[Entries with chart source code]
-- BEGIN --
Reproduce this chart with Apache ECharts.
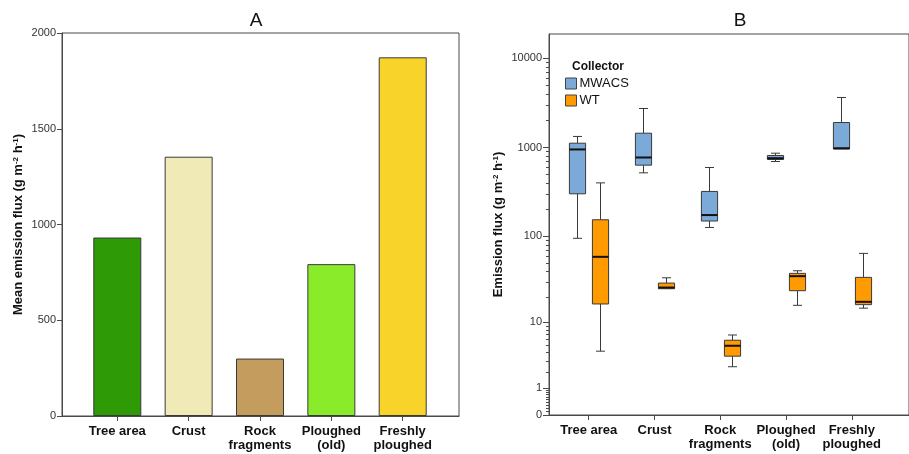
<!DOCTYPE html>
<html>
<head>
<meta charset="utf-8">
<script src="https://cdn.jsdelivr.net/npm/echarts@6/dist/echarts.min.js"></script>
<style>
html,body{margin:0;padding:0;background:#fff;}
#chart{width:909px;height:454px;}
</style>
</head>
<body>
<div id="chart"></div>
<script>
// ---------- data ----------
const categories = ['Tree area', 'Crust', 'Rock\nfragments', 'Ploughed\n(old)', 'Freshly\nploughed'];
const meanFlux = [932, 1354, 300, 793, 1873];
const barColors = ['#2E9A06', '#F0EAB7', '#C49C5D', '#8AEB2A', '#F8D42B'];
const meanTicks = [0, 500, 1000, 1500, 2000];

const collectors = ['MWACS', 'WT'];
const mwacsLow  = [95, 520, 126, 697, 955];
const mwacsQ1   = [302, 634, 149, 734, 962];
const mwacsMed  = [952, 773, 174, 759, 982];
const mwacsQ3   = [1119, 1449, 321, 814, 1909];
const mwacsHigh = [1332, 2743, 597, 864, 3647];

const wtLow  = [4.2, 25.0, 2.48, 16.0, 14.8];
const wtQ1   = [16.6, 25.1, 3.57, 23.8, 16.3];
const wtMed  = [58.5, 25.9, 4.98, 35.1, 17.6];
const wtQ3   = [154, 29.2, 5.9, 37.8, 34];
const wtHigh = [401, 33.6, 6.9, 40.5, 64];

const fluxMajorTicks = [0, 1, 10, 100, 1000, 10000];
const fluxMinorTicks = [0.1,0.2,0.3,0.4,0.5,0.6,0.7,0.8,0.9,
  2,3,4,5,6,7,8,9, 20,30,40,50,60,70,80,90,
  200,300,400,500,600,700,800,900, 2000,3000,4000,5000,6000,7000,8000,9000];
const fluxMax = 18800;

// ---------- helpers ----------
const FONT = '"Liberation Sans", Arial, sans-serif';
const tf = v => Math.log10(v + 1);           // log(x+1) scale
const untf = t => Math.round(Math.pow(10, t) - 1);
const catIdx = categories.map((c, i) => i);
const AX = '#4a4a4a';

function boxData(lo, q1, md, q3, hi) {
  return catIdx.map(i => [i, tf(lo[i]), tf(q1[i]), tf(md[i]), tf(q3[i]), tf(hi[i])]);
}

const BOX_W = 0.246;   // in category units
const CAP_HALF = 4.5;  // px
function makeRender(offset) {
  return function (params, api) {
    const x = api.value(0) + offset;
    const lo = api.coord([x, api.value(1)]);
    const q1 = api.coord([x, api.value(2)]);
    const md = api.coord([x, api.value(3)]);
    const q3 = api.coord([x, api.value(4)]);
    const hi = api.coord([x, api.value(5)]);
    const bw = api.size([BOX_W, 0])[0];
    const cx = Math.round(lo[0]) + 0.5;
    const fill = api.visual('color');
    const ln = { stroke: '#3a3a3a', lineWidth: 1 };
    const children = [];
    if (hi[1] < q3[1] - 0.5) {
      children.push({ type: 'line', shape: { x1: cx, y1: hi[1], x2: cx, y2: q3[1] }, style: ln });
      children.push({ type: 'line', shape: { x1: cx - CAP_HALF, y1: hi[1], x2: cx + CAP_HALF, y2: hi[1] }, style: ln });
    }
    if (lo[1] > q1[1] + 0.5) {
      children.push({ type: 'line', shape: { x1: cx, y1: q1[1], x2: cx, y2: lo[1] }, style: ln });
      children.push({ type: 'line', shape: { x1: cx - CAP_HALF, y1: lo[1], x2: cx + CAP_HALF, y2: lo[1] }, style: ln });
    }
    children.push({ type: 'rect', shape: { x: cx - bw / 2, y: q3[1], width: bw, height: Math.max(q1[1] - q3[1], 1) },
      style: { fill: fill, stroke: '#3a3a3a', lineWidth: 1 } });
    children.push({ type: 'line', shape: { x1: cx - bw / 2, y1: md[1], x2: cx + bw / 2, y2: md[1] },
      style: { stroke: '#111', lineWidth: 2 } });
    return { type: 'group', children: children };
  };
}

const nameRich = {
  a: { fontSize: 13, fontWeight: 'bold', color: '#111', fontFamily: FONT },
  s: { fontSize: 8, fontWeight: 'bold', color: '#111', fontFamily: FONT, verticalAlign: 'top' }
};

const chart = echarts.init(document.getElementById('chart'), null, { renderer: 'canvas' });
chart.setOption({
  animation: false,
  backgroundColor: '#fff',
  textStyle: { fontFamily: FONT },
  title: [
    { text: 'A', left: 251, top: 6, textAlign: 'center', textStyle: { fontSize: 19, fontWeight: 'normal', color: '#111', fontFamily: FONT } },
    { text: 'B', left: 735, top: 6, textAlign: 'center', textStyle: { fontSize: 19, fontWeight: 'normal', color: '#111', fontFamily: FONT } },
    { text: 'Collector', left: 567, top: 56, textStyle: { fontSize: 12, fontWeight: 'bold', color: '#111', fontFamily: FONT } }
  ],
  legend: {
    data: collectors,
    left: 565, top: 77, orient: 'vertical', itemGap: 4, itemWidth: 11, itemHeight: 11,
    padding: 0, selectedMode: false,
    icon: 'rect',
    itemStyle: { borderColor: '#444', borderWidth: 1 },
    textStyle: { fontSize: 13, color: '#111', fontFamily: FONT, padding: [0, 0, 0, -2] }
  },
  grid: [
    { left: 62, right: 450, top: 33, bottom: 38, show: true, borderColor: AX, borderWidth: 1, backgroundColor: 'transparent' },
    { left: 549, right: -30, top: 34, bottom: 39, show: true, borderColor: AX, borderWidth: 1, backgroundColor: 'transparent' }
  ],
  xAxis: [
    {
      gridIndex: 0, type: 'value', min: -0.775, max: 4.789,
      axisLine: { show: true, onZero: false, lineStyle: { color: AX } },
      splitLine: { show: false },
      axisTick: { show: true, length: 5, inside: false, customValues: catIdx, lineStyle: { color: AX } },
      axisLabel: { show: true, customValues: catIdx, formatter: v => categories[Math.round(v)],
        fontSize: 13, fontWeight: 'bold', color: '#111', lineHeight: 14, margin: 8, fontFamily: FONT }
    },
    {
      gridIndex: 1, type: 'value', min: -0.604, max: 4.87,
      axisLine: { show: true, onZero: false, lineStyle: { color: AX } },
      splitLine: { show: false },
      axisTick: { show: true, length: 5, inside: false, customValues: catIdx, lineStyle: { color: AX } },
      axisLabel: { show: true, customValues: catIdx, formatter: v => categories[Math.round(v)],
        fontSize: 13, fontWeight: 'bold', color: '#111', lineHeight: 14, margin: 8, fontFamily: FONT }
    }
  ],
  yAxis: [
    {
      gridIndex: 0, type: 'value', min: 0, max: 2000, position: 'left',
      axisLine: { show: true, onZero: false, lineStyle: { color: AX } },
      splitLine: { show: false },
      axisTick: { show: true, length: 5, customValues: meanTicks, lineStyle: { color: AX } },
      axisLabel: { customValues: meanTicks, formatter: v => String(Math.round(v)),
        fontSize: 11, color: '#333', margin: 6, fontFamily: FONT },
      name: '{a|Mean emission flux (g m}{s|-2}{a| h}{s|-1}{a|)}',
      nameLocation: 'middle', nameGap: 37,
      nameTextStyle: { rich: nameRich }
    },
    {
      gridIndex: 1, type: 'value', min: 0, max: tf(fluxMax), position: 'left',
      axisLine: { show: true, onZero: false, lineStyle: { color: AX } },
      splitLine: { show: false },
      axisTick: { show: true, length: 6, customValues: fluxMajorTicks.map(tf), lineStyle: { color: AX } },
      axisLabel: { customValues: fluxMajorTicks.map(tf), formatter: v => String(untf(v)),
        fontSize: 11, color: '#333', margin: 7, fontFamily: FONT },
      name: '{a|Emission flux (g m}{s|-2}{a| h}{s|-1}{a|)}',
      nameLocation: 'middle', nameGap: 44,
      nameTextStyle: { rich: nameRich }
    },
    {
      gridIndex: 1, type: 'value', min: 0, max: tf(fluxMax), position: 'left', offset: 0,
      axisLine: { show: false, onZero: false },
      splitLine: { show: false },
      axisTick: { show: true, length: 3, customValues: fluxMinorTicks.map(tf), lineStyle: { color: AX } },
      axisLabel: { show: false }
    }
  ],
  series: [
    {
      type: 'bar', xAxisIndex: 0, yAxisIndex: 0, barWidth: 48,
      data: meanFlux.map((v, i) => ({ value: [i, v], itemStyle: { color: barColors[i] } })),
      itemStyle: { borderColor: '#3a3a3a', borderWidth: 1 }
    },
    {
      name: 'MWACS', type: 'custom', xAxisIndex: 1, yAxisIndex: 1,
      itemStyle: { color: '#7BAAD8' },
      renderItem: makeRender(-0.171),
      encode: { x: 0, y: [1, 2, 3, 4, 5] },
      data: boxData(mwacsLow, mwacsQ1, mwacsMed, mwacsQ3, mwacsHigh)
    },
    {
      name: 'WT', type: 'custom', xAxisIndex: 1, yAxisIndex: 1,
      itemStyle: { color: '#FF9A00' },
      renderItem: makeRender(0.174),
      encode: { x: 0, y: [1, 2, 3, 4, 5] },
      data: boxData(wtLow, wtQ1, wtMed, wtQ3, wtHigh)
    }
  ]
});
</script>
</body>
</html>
-- END --
-- BEGIN --
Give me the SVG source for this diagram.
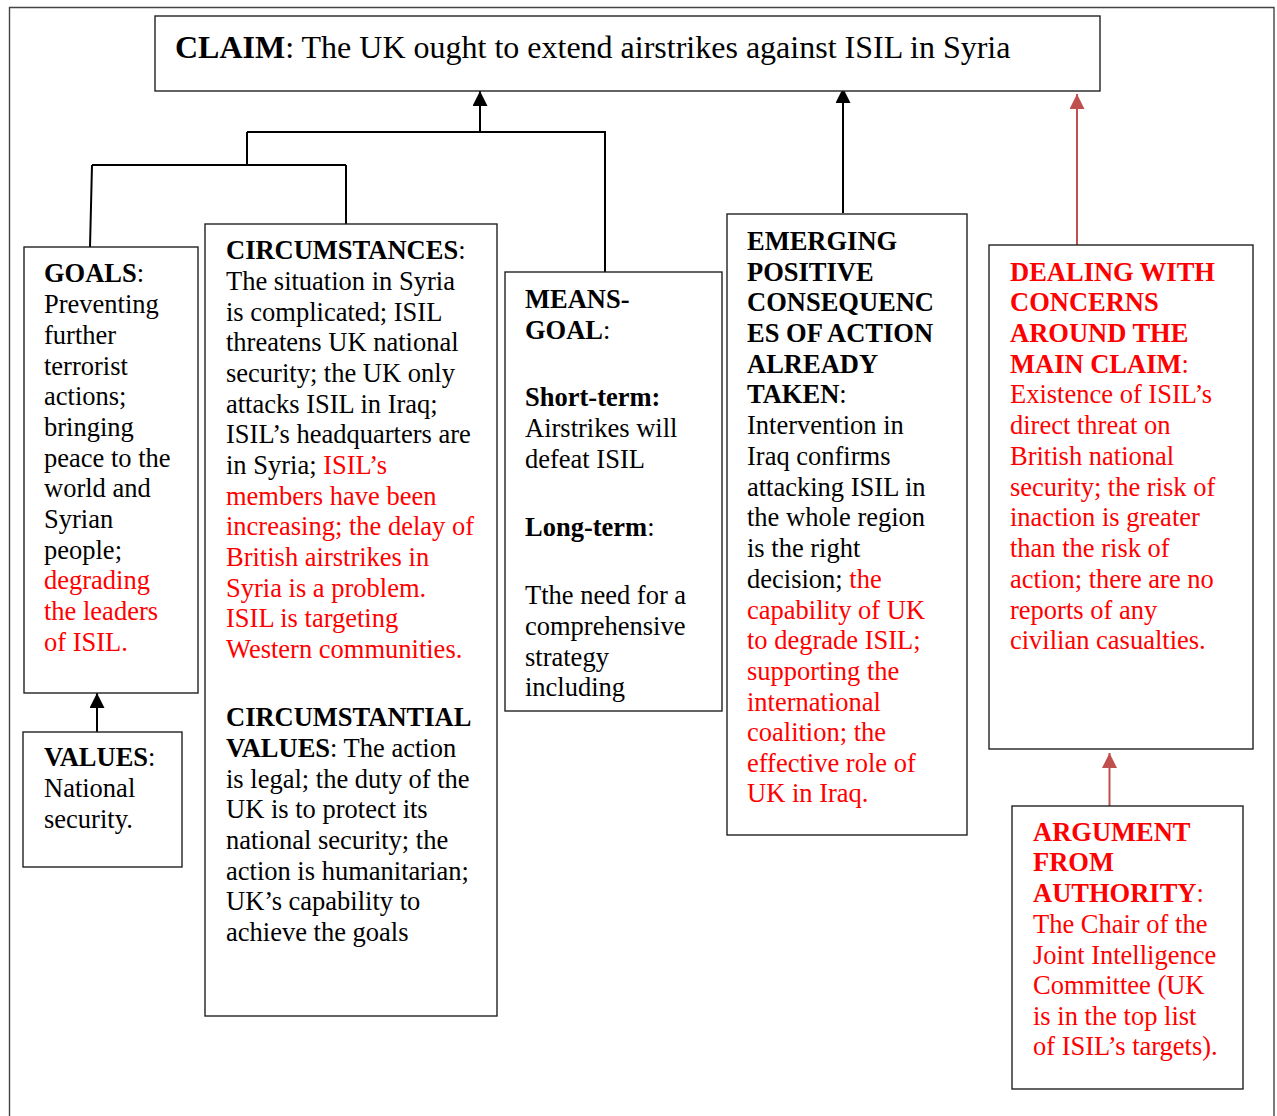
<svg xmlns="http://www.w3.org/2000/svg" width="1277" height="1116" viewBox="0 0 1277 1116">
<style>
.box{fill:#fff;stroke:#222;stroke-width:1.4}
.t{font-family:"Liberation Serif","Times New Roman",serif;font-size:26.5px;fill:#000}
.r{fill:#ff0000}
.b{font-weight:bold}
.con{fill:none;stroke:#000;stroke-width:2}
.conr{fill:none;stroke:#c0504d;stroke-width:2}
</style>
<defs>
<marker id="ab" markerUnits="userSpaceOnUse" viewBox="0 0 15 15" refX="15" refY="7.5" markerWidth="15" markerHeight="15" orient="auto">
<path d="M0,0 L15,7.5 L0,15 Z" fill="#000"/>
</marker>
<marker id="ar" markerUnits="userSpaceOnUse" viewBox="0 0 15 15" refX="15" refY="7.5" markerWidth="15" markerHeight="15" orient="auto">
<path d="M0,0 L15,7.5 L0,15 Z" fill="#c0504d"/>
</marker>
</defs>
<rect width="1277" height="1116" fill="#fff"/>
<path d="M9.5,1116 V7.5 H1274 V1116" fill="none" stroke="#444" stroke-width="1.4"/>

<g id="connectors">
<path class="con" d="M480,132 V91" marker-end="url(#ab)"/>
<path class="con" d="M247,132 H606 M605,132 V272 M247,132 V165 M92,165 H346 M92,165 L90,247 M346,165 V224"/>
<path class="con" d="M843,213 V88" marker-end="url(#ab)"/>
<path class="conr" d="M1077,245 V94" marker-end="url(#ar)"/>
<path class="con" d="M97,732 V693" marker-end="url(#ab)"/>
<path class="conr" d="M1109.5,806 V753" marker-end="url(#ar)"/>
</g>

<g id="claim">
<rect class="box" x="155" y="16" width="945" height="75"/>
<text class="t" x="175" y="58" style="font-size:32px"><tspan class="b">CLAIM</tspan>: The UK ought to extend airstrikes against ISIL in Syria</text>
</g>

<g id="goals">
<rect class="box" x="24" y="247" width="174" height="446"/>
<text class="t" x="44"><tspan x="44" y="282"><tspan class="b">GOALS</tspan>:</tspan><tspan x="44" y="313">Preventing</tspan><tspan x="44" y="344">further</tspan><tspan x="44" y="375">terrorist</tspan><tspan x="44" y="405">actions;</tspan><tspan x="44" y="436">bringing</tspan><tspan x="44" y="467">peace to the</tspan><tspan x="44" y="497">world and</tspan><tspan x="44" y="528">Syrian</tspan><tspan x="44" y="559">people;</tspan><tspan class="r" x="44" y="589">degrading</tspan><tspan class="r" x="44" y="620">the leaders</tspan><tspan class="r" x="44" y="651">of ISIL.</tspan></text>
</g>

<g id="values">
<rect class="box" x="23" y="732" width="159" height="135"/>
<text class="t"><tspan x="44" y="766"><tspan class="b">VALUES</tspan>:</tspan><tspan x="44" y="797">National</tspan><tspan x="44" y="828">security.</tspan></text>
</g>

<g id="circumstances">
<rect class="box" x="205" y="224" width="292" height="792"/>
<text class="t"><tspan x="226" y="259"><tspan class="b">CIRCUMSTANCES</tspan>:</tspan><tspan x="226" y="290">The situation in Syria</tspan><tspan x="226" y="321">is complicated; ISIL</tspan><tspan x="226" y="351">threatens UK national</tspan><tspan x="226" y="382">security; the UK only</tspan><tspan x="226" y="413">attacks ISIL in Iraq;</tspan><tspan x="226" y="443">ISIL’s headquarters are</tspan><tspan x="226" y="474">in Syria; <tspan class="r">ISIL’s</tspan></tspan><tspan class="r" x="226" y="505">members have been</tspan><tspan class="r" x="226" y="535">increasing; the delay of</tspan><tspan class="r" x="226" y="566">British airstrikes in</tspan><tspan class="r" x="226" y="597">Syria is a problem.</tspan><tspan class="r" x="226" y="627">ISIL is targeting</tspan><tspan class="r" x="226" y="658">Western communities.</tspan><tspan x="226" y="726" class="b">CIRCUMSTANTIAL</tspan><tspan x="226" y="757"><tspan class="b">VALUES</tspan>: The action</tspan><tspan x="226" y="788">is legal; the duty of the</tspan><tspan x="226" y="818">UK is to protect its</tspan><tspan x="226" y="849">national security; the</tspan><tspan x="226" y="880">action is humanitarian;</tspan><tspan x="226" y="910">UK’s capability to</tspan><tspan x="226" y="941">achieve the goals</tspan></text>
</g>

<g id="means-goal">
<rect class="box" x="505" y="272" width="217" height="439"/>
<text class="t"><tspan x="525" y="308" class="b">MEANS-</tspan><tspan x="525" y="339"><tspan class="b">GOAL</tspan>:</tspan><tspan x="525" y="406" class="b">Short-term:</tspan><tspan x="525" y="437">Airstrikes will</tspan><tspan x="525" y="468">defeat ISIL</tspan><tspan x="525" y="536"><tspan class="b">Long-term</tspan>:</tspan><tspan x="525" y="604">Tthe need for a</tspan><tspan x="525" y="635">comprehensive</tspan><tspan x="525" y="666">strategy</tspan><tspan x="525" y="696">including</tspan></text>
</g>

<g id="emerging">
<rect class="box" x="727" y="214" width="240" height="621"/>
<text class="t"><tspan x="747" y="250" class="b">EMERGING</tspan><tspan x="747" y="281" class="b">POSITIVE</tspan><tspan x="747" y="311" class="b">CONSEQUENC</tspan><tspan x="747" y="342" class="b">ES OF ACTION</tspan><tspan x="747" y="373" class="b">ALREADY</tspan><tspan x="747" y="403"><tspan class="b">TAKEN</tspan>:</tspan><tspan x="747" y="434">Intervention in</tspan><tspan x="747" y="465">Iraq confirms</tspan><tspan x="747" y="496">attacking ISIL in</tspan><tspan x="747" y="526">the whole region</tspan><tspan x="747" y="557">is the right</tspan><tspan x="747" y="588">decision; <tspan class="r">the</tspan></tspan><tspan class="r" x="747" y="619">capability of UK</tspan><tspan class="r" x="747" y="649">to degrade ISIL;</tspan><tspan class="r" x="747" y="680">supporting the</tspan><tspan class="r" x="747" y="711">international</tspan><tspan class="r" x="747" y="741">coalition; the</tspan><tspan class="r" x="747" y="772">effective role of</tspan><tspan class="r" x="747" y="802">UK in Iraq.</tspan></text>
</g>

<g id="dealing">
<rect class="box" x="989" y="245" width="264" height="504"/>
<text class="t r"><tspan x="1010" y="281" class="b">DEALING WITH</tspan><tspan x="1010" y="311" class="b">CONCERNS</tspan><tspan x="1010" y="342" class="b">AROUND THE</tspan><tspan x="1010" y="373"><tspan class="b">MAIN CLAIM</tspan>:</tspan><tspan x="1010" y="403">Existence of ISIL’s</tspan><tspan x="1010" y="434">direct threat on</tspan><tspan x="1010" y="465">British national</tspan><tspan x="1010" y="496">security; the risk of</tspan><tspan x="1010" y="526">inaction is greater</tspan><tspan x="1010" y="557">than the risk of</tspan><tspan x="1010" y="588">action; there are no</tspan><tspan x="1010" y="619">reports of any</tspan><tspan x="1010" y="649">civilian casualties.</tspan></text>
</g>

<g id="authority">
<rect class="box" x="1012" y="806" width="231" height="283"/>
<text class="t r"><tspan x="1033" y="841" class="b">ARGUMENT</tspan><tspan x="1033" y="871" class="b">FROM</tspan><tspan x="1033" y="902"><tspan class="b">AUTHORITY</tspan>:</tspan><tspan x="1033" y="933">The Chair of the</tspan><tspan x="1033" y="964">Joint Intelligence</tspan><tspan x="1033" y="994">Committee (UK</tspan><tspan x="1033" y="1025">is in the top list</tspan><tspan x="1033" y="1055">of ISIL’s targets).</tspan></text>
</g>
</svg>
-- END --
-- BEGIN --
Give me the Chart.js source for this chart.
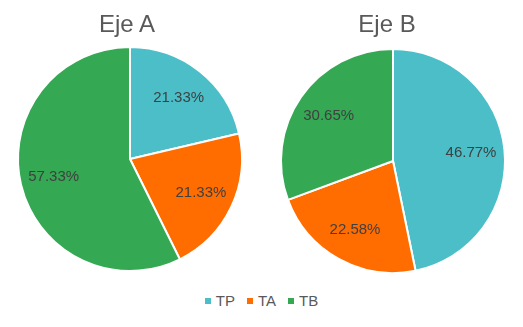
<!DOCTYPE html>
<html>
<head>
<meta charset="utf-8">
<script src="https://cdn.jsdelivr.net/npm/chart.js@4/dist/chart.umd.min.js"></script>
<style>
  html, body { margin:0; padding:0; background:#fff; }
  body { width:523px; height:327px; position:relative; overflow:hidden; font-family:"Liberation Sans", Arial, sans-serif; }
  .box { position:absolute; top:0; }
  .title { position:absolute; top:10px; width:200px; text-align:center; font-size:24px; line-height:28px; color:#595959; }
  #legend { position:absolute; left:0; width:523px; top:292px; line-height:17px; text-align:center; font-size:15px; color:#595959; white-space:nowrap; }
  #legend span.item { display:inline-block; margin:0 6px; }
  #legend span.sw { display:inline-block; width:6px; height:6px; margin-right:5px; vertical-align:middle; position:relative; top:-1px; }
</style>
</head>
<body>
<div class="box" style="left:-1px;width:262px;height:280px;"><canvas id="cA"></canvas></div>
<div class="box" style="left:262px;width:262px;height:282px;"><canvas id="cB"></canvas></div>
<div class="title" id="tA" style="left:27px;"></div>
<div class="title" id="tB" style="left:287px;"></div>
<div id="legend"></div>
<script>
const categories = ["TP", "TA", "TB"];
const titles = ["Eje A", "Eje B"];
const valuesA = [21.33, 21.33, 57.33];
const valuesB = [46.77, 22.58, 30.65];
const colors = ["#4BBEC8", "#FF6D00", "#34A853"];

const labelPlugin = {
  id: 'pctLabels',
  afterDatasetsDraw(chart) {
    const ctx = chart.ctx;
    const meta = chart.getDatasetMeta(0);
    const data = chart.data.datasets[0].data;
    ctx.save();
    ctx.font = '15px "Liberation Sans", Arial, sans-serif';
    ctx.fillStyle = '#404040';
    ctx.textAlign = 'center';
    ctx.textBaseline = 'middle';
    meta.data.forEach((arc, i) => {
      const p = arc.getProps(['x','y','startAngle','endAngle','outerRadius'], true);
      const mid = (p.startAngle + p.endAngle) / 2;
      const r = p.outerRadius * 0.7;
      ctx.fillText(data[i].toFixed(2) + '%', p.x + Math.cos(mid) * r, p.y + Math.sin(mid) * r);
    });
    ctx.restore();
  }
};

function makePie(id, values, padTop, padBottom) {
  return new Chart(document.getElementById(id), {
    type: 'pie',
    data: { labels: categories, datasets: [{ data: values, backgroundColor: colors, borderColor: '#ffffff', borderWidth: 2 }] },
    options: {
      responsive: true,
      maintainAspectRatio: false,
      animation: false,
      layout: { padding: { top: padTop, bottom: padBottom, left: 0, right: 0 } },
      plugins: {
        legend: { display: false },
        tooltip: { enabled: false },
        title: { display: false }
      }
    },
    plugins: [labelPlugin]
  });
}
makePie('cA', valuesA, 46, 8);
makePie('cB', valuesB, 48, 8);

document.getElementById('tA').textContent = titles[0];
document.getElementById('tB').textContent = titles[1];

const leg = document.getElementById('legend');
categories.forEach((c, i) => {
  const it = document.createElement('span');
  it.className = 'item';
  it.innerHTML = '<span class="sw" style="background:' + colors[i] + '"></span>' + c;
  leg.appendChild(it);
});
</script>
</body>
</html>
-- END --
* Exercise requirements
Using the records given above, list every line that includes the word "this".

* Correct result
Reproduce this chart with Apache ECharts.
Give me the SVG source for this diagram.
Give me the Chart.js source for this chart.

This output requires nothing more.